In 2007, an international team led by Julia Clarke, a paleontologist at the University of Texas, Austin, reported two new extinct species near the Pacific coast of Peru. Shortly afterwards, a team led by paleontologist Derek Briggs of Yale University showed for the first time that cellular structures called melanosomes, which contain the melanin pigments that give color to skin and hair in humans and plumage in birds, can be preserved in fossil feathers. The shape and size of melanosomes can give clues to the colors of extinct birds (and even dinosaurs). And in living penguins, the melanin pigment appears to give not only color to their wings but also the strength and rigidity required for the rigors of underwater swimming. So when Clarke returned to Peru in 2008 to look for more penguin fossils, she kept a keen lookout for penguin feathers.

It didn't take long before her team unearthed a nearly complete skeleton—with feathers—of a 36-million-year-old penguin whose swimming length measures about 1.5 meters. The new species, which the team dubbed Inkayacu paracasensis or "the water king," is one of the largest extinct penguins known (the largest living penguin, the Emperor, is about 1.2 meters long).

Clarke then called in Yale paleontologist Jakob Vinther of Briggs' group, who found melanosomes galore, as the team reports online today in Science. But the microscopic bodies looked nothing like those from living penguins, whose tightly clustered melanosomes are different from those of all other birds, according to co-author Matthew Shawkey of the University of Akron in Ohio. Shawkey, who has been helping researchers figure out the colors of dinosaurs, found that the melanosomes resembled those of most other, nonpenguin birds. And from their size and shape, the team concluded that unlike today's penguins, whose outer wings are black or brown, the wings of Inkayacu paracasensis were probably gray and reddish-brown.

That suggests that even though early penguins had the recognizable body shape of today's penguins, by 36 million years ago they had not yet evolved the kind of tightly clustered melanosomes needed to perform complex aquatic feats.

Clarke says that the first penguins might not have been divers, but perhaps swam only on the surface of the water. "We're talking about an evolutionary transition that in some ways is as dramatic" as the evolution of flight itself, Clarke says. "Penguins basically fly underwater, in a medium that is 800 times denser than air."

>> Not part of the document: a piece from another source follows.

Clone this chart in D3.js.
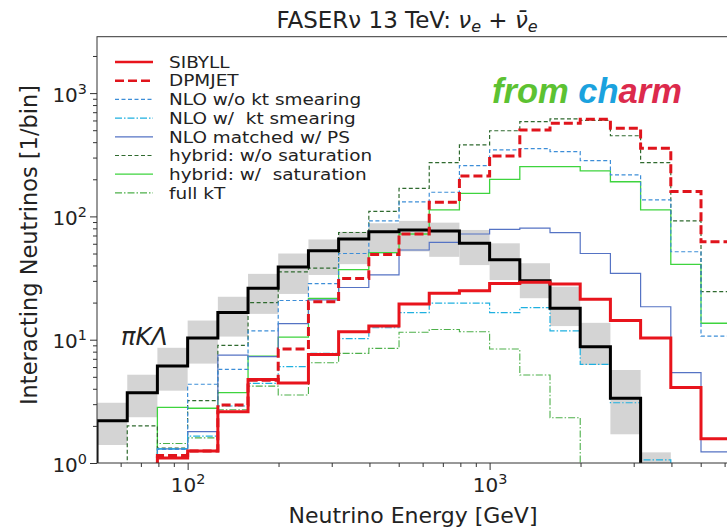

Gerald Mayr, an ornithologist at the Senckenberg Research Institute in Frankurt, Germany, says that the finding that this early penguin lacked the melanosome arrangement of its modern relatives is "certainly a very interesting discovery." But he questions whether the specialized melanosomes of living penguins evolved to make them better divers and swimmers. While the outer feathers of many modern penguin wings are black, their inner feathers and their bodies are white. If they were specialized for aquatic life, Mayr says, "one would expect penguins to be all black" to maximize the strength and rigidity that the melanin gives them.

Katsufumi Sato, an animal behaviorist at the University of Tokyo who studies bird flight, says he agrees with the team's "conclusion that Inkayacu paracasensis was not adapted for aquatic flight." As for why they weren't all black, Sato says that the black and white colors of today's penguins help camouflage them by reducing shadows cast on their bodies.